#### DATA SECTION
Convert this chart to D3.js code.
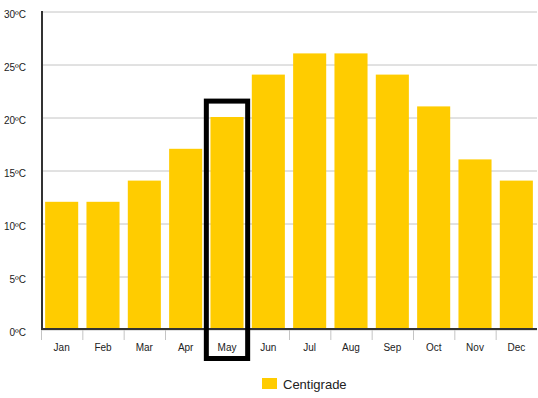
<!DOCTYPE html>
<html>
<head>
<meta charset="utf-8">
<script src="https://cdn.jsdelivr.net/npm/d3@7"></script>
<style>
  body { margin: 0; background: #fff; }
  svg { display: block; font-family: "Liberation Sans", Arial, sans-serif; }
  .grid line { stroke: #c4c4c4; stroke-width: 1; }
  .grid .domain { display: none; }
  .ylab text { font-size: 10px; fill: #222; }
  .xaxis text { font-size: 10px; fill: #222; }
</style>
</head>
<body>
<script>
var months = ["Jan", "Feb", "Mar", "Apr", "May", "Jun", "Jul", "Aug", "Sep", "Oct", "Nov", "Dec"];
var centigrade = [12, 12, 14, 17, 20, 24, 26, 26, 24, 21, 16, 14];
var yTicks = [0, 5, 10, 15, 20, 25, 30];
var highlightMonth = "May";

(function(){
    var width = 538, height = 398;
    //plot area edges
    var plotLeft = 41, plotRight = 537, plotTop = 11, plotBottom = 329;

    var svg = d3.select("body").append("svg")
        .attr("width", width)
        .attr("height", height);

    var x = d3.scaleBand()
        .domain(months)
        .range([plotLeft, plotRight])
        .paddingInner(0.2)
        .paddingOuter(0.1);

    //band edges for tick marks (no padding)
    var xEdge = d3.scaleBand()
        .domain(months)
        .range([plotLeft, plotRight]);

    var y = d3.scaleLinear()
        .domain([0, 30])
        .range([plotBottom, plotTop]);

    //horizontal gridlines
    svg.append("g")
        .attr("class", "grid")
        .attr("transform", "translate(" + plotLeft + ",0.5)")
        .call(d3.axisRight(y).tickValues(yTicks).tickSize(plotRight - plotLeft).tickFormat(""));

    //y labels
    svg.append("g")
        .attr("class", "ylab")
        .selectAll("text")
        .data(yTicks)
        .enter()
        .append("text")
        .attr("x", 26)
        .attr("y", function(d){ return y(d) + 3; })
        .attr("dy", "0.35em")
        .attr("text-anchor", "end")
        .text(function(d){ return d + "ºC"; });

    //bars
    svg.selectAll(".bar")
        .data(months)
        .enter()
        .append("rect")
        .attr("class", "bar")
        .attr("x", function(d){ return x(d); })
        .attr("width", x.bandwidth())
        .attr("y", function(d, i){ return y(centigrade[i]); })
        .attr("height", function(d, i){ return y(0) - y(centigrade[i]) - 1; })
        .attr("fill", "#ffcc00");

    //x tick marks at band edges
    svg.append("g")
        .selectAll("line")
        .data(months)
        .enter()
        .append("line")
        .attr("x1", function(d){ return xEdge(d) + 0.5; })
        .attr("x2", function(d){ return xEdge(d) + 0.5; })
        .attr("y1", plotBottom)
        .attr("y2", plotBottom + 11)
        .attr("stroke", "#c4c4c4");

    //month labels
    svg.append("g")
        .attr("class", "xaxis")
        .selectAll("text")
        .data(months)
        .enter()
        .append("text")
        .attr("x", function(d){ return xEdge(d) + xEdge.bandwidth() / 2; })
        .attr("y", 347)
        .attr("dy", "0.35em")
        .attr("text-anchor", "middle")
        .text(function(d){ return d; });

    //axis lines
    svg.append("line")
        .attr("x1", plotLeft).attr("x2", plotRight)
        .attr("y1", plotBottom).attr("y2", plotBottom)
        .attr("stroke", "#333").attr("stroke-width", 2);
    svg.append("line")
        .attr("x1", plotLeft + 1).attr("x2", plotLeft + 1)
        .attr("y1", plotTop).attr("y2", plotBottom + 1)
        .attr("stroke", "#333").attr("stroke-width", 2);

    //highlight box around May
    var hi = months.indexOf(highlightMonth);
    svg.append("rect")
        .attr("x", xEdge(highlightMonth))
        .attr("y", y(centigrade[hi] + 1.5))
        .attr("width", xEdge.bandwidth())
        .attr("height", 358.5 - y(centigrade[hi] + 1.5))
        .attr("fill", "none")
        .attr("stroke", "#000")
        .attr("stroke-width", 5);

    //legend
    var legend = svg.append("g").attr("transform", "translate(262,378)");
    legend.append("rect")
        .attr("width", 15)
        .attr("height", 11)
        .attr("fill", "#ffcc00");
    legend.append("text")
        .attr("x", 21)
        .attr("y", 6)
        .attr("dy", "0.35em")
        .style("font-size", "13px")
        .style("fill", "#222")
        .text("Centigrade");
})();
</script>
</body>
</html>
########
__EXERCISE REQUIREMENTS__. Quote every line word for word and keep the images out of the copy.

__PROBLEM SOLUTION__.
Convert this chart to D3.js code.
<!DOCTYPE html>
<html>
<head>
<meta charset="utf-8">
<script src="https://cdn.jsdelivr.net/npm/d3@7"></script>
<style>
  body { margin: 0; background: #fff; }
  svg { display: block; font-family: "Liberation Sans", Arial, sans-serif; }
  .grid line { stroke: #c4c4c4; stroke-width: 1; }
  .grid .domain { display: none; }
  .ylab text { font-size: 10px; fill: #222; }
  .xaxis text { font-size: 10px; fill: #222; }
</style>
</head>
<body>
<script>
var months = ["Jan", "Feb", "Mar", "Apr", "May", "Jun", "Jul", "Aug", "Sep", "Oct", "Nov", "Dec"];
var centigrade = [12, 12, 14, 17, 20, 24, 26, 26, 24, 21, 16, 14];
var yTicks = [0, 5, 10, 15, 20, 25, 30];
var highlightMonth = "May";

(function(){
    var width = 538, height = 398;
    //plot area edges
    var plotLeft = 41, plotRight = 537, plotTop = 11, plotBottom = 329;

    var svg = d3.select("body").append("svg")
        .attr("width", width)
        .attr("height", height);

    var x = d3.scaleBand()
        .domain(months)
        .range([plotLeft, plotRight])
        .paddingInner(0.2)
        .paddingOuter(0.1);

    //band edges for tick marks (no padding)
    var xEdge = d3.scaleBand()
        .domain(months)
        .range([plotLeft, plotRight]);

    var y = d3.scaleLinear()
        .domain([0, 30])
        .range([plotBottom, plotTop]);

    //horizontal gridlines
    svg.append("g")
        .attr("class", "grid")
        .attr("transform", "translate(" + plotLeft + ",0.5)")
        .call(d3.axisRight(y).tickValues(yTicks).tickSize(plotRight - plotLeft).tickFormat(""));

    //y labels
    svg.append("g")
        .attr("class", "ylab")
        .selectAll("text")
        .data(yTicks)
        .enter()
        .append("text")
        .attr("x", 26)
        .attr("y", function(d){ return y(d) + 3; })
        .attr("dy", "0.35em")
        .attr("text-anchor", "end")
        .text(function(d){ return d + "ºC"; });

    //bars
    svg.selectAll(".bar")
        .data(months)
        .enter()
        .append("rect")
        .attr("class", "bar")
        .attr("x", function(d){ return x(d); })
        .attr("width", x.bandwidth())
        .attr("y", function(d, i){ return y(centigrade[i]); })
        .attr("height", function(d, i){ return y(0) - y(centigrade[i]) - 1; })
        .attr("fill", "#ffcc00");

    //x tick marks at band edges
    svg.append("g")
        .selectAll("line")
        .data(months)
        .enter()
        .append("line")
        .attr("x1", function(d){ return xEdge(d) + 0.5; })
        .attr("x2", function(d){ return xEdge(d) + 0.5; })
        .attr("y1", plotBottom)
        .attr("y2", plotBottom + 11)
        .attr("stroke", "#c4c4c4");

    //month labels
    svg.append("g")
        .attr("class", "xaxis")
        .selectAll("text")
        .data(months)
        .enter()
        .append("text")
        .attr("x", function(d){ return xEdge(d) + xEdge.bandwidth() / 2; })
        .attr("y", 347)
        .attr("dy", "0.35em")
        .attr("text-anchor", "middle")
        .text(function(d){ return d; });

    //axis lines
    svg.append("line")
        .attr("x1", plotLeft).attr("x2", plotRight)
        .attr("y1", plotBottom).attr("y2", plotBottom)
        .attr("stroke", "#333").attr("stroke-width", 2);
    svg.append("line")
        .attr("x1", plotLeft + 1).attr("x2", plotLeft + 1)
        .attr("y1", plotTop).attr("y2", plotBottom + 1)
        .attr("stroke", "#333").attr("stroke-width", 2);

    //highlight box around May
    var hi = months.indexOf(highlightMonth);
    svg.append("rect")
        .attr("x", xEdge(highlightMonth))
        .attr("y", y(centigrade[hi] + 1.5))
        .attr("width", xEdge.bandwidth())
        .attr("height", 358.5 - y(centigrade[hi] + 1.5))
        .attr("fill", "none")
        .attr("stroke", "#000")
        .attr("stroke-width", 5);

    //legend
    var legend = svg.append("g").attr("transform", "translate(262,378)");
    legend.append("rect")
        .attr("width", 15)
        .attr("height", 11)
        .attr("fill", "#ffcc00");
    legend.append("text")
        .attr("x", 21)
        .attr("y", 6)
        .attr("dy", "0.35em")
        .style("font-size", "13px")
        .style("fill", "#222")
        .text("Centigrade");
})();
</script>
</body>
</html>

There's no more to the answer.